WASHINGTON -- An assault weapons ban won't be in the gun-control legislation Democrats bring to the Senate floor next month, a decision that means the ban's chances of survival are all but hopeless now.
The ban is the most controversial firearms restriction that President Barack Obama and other Democrats have pressed for since an assault-type weapon was used in the December massacre at an elementary school in Newtown, Conn. Rejection by Congress would be a major victory for the National Rifle Association and its supporters and a setback for Obama and the provision's sponsor, California Sen. Dianne Feinstein.

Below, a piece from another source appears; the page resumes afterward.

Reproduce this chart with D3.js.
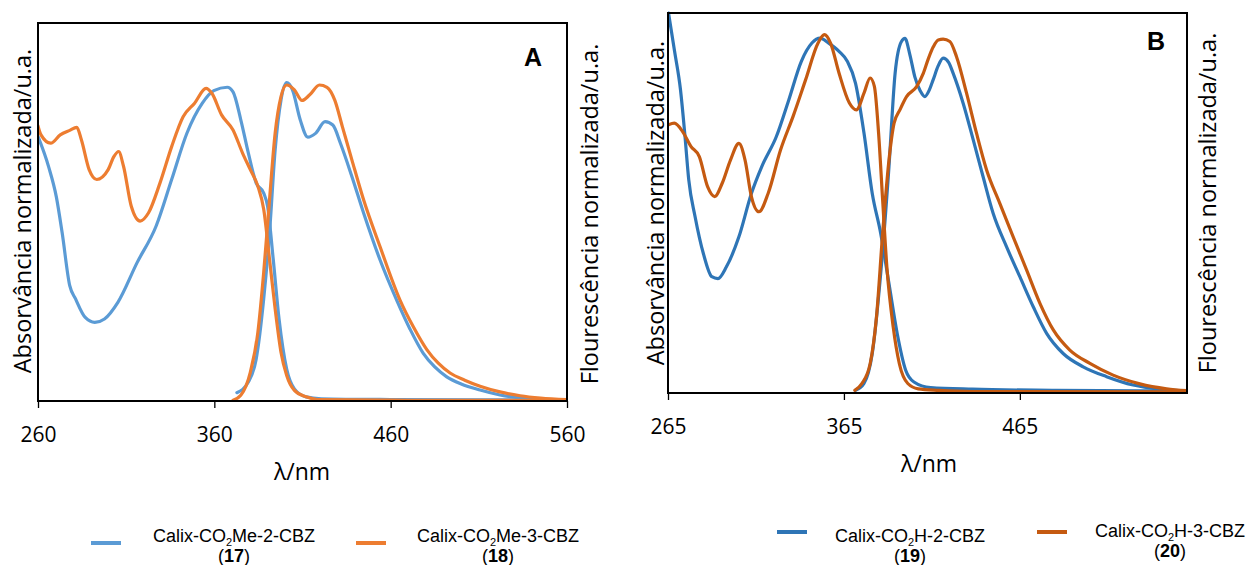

In a tactical decision, Senate Majority Leader Harry Reid (D-Nev.) concluded that including the prohibition in the gun bill would jeopardize the chances for passage of any firearms legislation at all, taking away votes that would be needed to overcome Republican attempts to block the Senate from even taking up the issue.
"I very much regret it," Feinstein said yesterday of the choice Reid told her he had made. "I tried my best. But my best, I guess, wasn't good enough."
Feinstein's proposal to prohibit military-style weapons will still get a vote as an amendment to the gun legislation that Democrats debate. But she is all but certain to need 60 votes from the 100-member Senate to move such contested legislation, and she faces solid Republican opposition as well as some likely defections from Democrats.
Reid told reporters that, "using the most optimistic numbers," there were fewer than 40 votes for Feinstein's ban. The chamber has 53 Democrats and two independents who usually back them. "I'm not going to try to put something on the floor that won't succeed. I want something that will succeed. I think the worst of all worlds would be to bring something to the floor and it dies there," Reid said.
Mark Barden, whose 7-year-old son Daniel was killed at Sandy Hook Elementary School, said he hoped an assault weapons ban would pass eventually. "We're still very happy with the progress that's been made," he said. "Hopefully what is stripped away will return as an amendment."
Two new state laws to limit ammunition magazines and expand required background checks are to be signed today by Democratic Gov. John Hickenlooper in Colorado, where a movie theater in Aurora was the site of a mass shooting last year.